Mimi
Ida Lou Duggan (Mimi)
When we moved to Tennessee we left all our relatives behind, mostly in Utah and California. Even my father lived in Indiana.
Then we met Mimi at church. Specifically, her real name was Ida Lou Duggan. She was a retired 3rd grade school teacher who lived in the country up on Mecca Pike with her husband about halfway between Etowah and Tellico Plains.
She had grown children and scads of grandchildren, but Mimi was one of those people who treated all children like her own grandchildren. So Mimi became our children's Tennessee Mamaw.
Our son was close friends with a couple of Mimi's grandsons and often went home to Etowah with them after church. Invariably they ended up at Mimi's. In the summers they had slumber parties at Mimi's house, which was tucked up against a steep mountain side. She cooked up fried chicken and homemade gravy, corn bread with homemade jam, and for dessert--her incomparable peach or blackberry cobblers. (The things that sweet lady could do with blackberries… Makes my mouth water just thinking about it.) In the morning, before the boys even had a chance to complain how hungry they were, Mimi was frying up bacon or ham, eggs, and preparing scratch biscuits that would make Hardee's jealous.

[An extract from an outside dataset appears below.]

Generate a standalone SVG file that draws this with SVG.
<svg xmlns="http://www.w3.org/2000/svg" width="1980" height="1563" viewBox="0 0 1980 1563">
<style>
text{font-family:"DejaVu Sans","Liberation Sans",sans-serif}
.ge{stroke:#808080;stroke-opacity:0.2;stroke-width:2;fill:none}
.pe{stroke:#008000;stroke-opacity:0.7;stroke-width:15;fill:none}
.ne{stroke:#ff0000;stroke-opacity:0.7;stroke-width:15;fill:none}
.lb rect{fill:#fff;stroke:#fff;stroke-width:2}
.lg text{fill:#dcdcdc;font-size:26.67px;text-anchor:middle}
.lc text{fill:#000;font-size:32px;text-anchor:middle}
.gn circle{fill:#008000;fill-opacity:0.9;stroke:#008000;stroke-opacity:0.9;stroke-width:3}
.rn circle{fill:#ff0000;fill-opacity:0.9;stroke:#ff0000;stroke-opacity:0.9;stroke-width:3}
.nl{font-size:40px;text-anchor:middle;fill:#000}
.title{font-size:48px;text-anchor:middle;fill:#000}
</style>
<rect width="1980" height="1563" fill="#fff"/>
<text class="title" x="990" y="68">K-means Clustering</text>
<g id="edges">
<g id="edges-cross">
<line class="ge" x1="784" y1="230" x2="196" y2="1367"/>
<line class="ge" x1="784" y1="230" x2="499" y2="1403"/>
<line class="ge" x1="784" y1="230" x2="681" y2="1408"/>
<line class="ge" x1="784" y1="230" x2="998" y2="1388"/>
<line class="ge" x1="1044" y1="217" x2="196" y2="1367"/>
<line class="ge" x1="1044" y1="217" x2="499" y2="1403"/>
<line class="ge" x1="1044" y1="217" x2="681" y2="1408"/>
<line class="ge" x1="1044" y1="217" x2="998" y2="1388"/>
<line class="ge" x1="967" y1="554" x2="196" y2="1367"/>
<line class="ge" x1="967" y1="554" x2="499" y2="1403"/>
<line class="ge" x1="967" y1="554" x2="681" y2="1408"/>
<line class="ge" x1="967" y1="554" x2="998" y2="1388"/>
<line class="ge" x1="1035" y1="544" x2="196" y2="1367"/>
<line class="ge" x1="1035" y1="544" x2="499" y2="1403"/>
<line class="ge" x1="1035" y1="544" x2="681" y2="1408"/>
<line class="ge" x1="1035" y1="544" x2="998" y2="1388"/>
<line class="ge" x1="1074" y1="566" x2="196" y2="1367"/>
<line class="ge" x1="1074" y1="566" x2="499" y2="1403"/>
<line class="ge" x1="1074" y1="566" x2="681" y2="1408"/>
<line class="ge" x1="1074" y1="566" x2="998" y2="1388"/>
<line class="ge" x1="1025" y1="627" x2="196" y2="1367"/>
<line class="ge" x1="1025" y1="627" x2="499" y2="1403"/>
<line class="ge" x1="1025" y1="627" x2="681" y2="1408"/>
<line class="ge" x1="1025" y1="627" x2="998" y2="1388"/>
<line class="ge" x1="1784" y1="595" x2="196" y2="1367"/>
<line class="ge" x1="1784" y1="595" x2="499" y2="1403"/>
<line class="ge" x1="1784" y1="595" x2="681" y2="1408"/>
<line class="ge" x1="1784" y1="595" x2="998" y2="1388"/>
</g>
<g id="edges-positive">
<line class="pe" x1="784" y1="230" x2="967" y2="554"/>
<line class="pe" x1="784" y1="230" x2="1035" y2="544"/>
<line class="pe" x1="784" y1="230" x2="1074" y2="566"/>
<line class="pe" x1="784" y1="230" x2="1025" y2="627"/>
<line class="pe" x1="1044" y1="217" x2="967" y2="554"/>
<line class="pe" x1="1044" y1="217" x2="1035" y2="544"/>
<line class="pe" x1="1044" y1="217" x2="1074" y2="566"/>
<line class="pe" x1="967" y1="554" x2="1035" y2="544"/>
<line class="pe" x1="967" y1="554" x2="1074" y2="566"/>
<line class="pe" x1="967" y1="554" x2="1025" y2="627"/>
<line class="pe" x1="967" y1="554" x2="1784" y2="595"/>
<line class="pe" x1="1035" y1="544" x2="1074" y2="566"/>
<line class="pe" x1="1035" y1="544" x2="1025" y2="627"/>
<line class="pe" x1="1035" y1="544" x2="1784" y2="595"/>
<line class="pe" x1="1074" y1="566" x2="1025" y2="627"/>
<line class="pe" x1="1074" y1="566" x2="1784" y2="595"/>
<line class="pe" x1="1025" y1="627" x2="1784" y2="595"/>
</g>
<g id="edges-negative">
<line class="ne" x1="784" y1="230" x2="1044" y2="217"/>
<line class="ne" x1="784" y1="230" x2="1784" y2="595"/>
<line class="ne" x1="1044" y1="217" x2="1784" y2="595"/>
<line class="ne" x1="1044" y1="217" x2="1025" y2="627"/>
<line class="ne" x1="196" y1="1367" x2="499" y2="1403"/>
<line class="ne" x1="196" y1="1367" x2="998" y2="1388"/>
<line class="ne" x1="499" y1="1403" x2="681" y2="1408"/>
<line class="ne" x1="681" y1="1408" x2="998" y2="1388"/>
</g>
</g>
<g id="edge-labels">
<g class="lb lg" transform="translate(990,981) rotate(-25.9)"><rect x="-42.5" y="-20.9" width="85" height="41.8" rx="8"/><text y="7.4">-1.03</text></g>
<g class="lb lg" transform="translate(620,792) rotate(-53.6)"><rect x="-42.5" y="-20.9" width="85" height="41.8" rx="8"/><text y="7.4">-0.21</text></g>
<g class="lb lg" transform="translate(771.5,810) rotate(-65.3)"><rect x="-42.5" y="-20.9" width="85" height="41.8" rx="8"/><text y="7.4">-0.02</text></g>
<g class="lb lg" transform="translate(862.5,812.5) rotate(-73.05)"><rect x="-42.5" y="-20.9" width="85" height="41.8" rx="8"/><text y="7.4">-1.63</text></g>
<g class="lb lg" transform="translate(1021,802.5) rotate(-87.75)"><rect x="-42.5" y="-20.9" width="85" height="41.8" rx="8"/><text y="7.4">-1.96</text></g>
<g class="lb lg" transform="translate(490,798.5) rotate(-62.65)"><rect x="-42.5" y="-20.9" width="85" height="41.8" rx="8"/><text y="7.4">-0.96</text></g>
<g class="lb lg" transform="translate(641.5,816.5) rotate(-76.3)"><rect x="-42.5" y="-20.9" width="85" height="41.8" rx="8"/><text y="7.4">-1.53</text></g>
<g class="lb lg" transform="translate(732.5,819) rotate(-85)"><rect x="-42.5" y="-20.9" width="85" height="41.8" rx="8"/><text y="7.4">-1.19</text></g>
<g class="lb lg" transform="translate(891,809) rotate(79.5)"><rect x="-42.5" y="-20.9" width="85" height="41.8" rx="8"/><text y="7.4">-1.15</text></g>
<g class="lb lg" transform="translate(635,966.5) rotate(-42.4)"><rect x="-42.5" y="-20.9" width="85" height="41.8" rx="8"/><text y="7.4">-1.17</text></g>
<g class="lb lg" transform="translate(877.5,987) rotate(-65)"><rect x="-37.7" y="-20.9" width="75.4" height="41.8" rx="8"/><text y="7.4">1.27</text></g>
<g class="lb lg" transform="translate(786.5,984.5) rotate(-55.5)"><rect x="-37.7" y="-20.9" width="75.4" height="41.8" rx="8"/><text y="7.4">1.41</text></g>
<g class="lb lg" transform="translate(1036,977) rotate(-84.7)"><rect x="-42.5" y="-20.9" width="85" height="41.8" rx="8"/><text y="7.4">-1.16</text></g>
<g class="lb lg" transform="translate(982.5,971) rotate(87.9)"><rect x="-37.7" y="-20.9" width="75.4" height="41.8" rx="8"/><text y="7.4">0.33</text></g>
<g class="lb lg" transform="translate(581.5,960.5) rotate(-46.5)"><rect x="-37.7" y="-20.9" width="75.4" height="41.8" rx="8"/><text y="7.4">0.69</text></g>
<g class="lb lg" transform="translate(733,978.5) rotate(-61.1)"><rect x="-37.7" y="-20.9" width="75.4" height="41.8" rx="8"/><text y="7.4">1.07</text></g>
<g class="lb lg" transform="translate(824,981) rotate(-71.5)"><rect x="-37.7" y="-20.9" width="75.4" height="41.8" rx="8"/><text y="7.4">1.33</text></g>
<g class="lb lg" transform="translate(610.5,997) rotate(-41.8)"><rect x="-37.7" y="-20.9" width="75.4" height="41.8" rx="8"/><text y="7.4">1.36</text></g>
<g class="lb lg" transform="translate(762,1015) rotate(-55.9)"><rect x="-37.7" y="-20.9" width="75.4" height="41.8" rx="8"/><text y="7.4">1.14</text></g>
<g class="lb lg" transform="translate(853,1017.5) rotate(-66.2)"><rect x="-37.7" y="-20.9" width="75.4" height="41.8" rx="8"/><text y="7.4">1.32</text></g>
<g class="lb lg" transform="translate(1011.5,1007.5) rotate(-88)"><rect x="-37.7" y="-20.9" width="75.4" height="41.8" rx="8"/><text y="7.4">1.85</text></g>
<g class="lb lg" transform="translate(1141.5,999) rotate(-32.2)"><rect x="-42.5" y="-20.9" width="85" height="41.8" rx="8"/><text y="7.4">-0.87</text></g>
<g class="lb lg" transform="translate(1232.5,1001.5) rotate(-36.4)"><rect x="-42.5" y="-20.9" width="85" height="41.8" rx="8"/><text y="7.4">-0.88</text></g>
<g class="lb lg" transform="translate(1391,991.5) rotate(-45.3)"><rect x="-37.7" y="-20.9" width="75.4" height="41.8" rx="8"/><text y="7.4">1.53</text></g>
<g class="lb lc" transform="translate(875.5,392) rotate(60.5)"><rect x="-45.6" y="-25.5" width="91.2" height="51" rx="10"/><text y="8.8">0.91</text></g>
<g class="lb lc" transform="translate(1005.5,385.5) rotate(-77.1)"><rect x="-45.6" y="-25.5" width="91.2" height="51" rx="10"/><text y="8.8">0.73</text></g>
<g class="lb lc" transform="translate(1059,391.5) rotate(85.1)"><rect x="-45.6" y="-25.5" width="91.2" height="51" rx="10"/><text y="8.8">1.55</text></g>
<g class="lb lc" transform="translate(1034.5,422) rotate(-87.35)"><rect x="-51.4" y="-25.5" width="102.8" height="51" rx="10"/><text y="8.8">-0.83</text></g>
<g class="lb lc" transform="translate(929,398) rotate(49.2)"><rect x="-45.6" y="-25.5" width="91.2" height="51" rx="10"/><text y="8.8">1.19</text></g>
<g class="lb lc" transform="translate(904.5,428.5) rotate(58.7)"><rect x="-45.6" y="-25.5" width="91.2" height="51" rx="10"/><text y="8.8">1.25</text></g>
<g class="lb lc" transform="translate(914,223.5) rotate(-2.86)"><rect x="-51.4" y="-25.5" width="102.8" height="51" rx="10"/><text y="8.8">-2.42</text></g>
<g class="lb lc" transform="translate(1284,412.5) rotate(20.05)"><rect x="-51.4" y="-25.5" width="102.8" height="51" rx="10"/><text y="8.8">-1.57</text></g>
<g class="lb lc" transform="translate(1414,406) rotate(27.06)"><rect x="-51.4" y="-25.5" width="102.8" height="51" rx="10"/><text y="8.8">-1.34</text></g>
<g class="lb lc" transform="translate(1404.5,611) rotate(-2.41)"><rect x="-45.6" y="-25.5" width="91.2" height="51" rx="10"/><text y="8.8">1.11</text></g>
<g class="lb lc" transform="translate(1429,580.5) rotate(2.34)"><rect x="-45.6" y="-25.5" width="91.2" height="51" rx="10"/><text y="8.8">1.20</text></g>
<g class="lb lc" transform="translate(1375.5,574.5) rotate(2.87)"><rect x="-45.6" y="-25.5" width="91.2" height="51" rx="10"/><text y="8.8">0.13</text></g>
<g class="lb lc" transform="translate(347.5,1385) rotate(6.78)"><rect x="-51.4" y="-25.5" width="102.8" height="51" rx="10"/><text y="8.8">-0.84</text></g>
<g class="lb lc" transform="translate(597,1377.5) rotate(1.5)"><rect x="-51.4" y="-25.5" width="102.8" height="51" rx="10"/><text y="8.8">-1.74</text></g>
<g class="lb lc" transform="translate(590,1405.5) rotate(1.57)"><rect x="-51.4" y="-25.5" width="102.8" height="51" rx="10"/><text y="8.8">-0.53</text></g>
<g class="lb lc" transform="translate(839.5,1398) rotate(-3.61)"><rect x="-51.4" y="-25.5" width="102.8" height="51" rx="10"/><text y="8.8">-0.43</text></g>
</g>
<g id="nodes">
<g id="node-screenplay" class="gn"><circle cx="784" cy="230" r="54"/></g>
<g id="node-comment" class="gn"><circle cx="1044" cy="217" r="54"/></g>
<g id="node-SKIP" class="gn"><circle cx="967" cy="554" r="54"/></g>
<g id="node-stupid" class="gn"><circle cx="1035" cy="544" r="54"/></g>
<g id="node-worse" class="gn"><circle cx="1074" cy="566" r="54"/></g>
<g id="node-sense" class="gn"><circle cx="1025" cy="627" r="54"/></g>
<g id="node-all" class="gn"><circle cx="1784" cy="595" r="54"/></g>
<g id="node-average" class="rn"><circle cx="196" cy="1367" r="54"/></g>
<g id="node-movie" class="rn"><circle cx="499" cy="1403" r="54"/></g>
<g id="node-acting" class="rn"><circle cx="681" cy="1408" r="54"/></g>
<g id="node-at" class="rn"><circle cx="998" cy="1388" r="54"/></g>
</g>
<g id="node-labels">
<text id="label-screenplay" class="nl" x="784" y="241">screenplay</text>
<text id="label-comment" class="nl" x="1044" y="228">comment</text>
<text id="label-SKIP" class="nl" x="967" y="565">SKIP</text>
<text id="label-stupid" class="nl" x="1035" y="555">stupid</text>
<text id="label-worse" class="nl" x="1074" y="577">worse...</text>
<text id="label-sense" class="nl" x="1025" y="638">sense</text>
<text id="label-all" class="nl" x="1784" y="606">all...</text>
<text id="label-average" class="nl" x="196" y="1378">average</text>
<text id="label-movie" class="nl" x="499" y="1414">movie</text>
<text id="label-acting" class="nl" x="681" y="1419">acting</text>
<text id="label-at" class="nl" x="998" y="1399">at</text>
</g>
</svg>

In her later years when she was a widow, Mimi moved to Etowah, buying a little house on Ohio Street. She still loved cooking for her grandkids, but she was now using a walker.
What I remember most was a woman who was dynamic until the end. When cooking became too hard, she made trips to the grocery store to buy bags of mini candy bars. After church service she stationed herself at the chapel door, opened up the seat of her walker/chair and pulled out a bag of candy. Every child would get a candy bar, sometimes someone would sneak two. Even the "big kids" like my husband would come to get one. With a twinkle in her eyes and a grin she would declare, "You scamp!" and let him grab a candy bar. Mimi was a true southern grandma in the finest sense of the word and I dearly miss her.
Just say, "You remember Mimi?" and both of my children smile and start telling stories of their Tennessee grandma.